Due to reach production in 2013, the 918 Spyder continues its development programme at the 12.9-mile Nürburgring-Nordschleife circuit as Porsche works towards achieving a lap time in less than 7 minutes 22 seconds.

Martini was the official partner of the Porsche factory team between 1973 and 1978, but those famous Martini Racing stripes have also adorned endurance, rally and Formula 1 cars from Ferrari and Lancia.

Porsche Type 917 Kurzheck (Short Tail) Coupé (1971).

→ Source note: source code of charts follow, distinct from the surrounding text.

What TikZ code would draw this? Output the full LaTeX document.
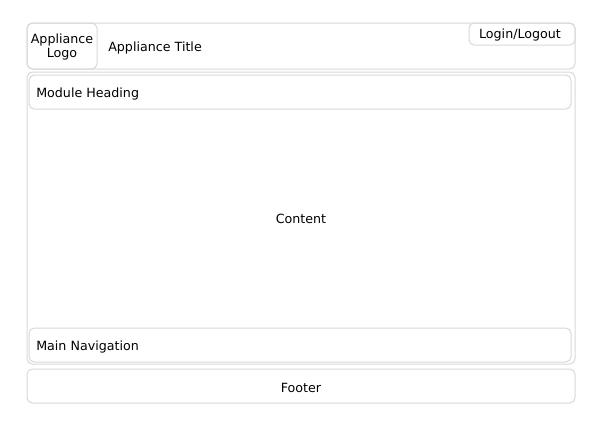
\documentclass[tikz,border=0pt]{standalone}
\usepackage{fontspec}
\setmainfont{DejaVu Sans}
\begin{document}
\begin{tikzpicture}[x=0.75pt,y=-0.75pt,
  box/.style={draw=boxgray,line width=0.75pt,rounded corners=4pt},
  lbl/.style={font=\fontsize{9.5pt}{11pt}\selectfont,text=black,inner sep=0pt}]
\definecolor{boxgray}{HTML}{D9D9D9}
\useasboundingbox[fill=white] (0,0) rectangle (600,425);
% header
\draw[box] (27,23) rectangle (575,69);
\draw[box] (27,23) rectangle (97,69);
\node[lbl,align=center] (logo) at (62,47) {Appliance\\Logo};
\node[lbl,anchor=west] (title) at (108,48) {Appliance Title};
\draw[box] (469,23) rectangle (575,45);
\node[lbl] (login) at (520,35) {Login/Logout};
% main
\draw[box] (27,72) rectangle (575,364);
\draw[box] (29,75) rectangle (571,109);
\node[lbl,anchor=west] (heading) at (36,94) {Module Heading};
\node[lbl] (content) at (301,219) {Content};
\draw[box] (29,328) rectangle (571,362);
\node[lbl,anchor=west] (nav) at (36,347) {Main Navigation};
% footer
\draw[box] (27,369) rectangle (575,403);
\node[lbl] (footer) at (301,388) {Footer};
\end{tikzpicture}
\end{document}
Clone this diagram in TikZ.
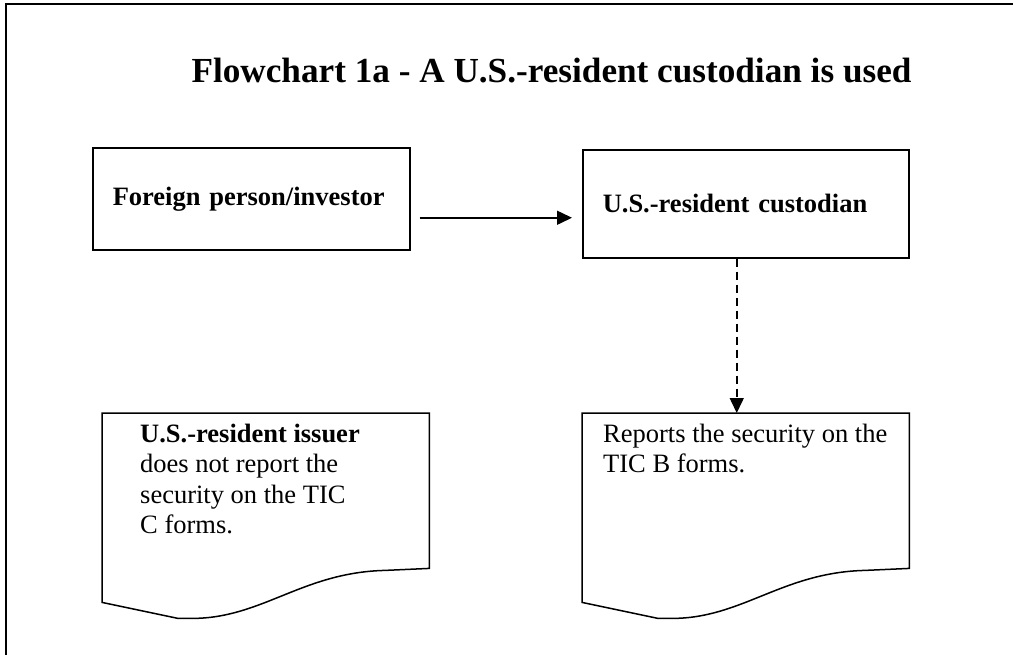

But it was at events such as the Targa Florio, Sicily and 24 hours of Le Mans where the Martini Racing livery became inextricably connected with the short-tail Porsche 917. The livery went on to be used in the 908, 935, 936 and various 911 RS or RSR models, so it seems fitting that Porsche’s new plug-in hybrid supercar should evoke the memories of its most famous racing ancestors.

The 918 Spyder combines a high-performance 3.6-litre V8 engine producing 562bhp with electric motors on the rear and front axles to produce a total of 759bhp. Fuel consumption is forecast to be around 94.1mpg, equivalent to CO2 emissions of approximately 70 g/km, making for a fast but extremely efficient means of travel.

Performance figures are unlike any other plug-in hybrid, with a top speed greater than 203mph and 0 to 62mph achieved in less than 3.0 seconds. In pure EV mode, the 918 Spyder will reach 94mph and cover a range of just 16 miles (emission free).

The car is built on a carbon-fibre monocoque which reduces vehicle weight and delivers remarkable rigidity and dynamic precision. the 918 Spyder features fully variable aerodynamics, adaptive rear axle steering and a ‘top pipes’ exhaust system which routes the exhaust upwards at the rear of the car to improve airflow.

Porsche has now struck a formal agreement with Bacardi & Company, which should see the Martini Racing livery offered to customers as well as being used on the 918 Spyder Prototypes.

If there was ever a livery that says ‘fast’ then the Martini Racing stripes shout it loud and clear, so it’s great to see it back on a Porsche and perhaps eventually back on the track where it belongs.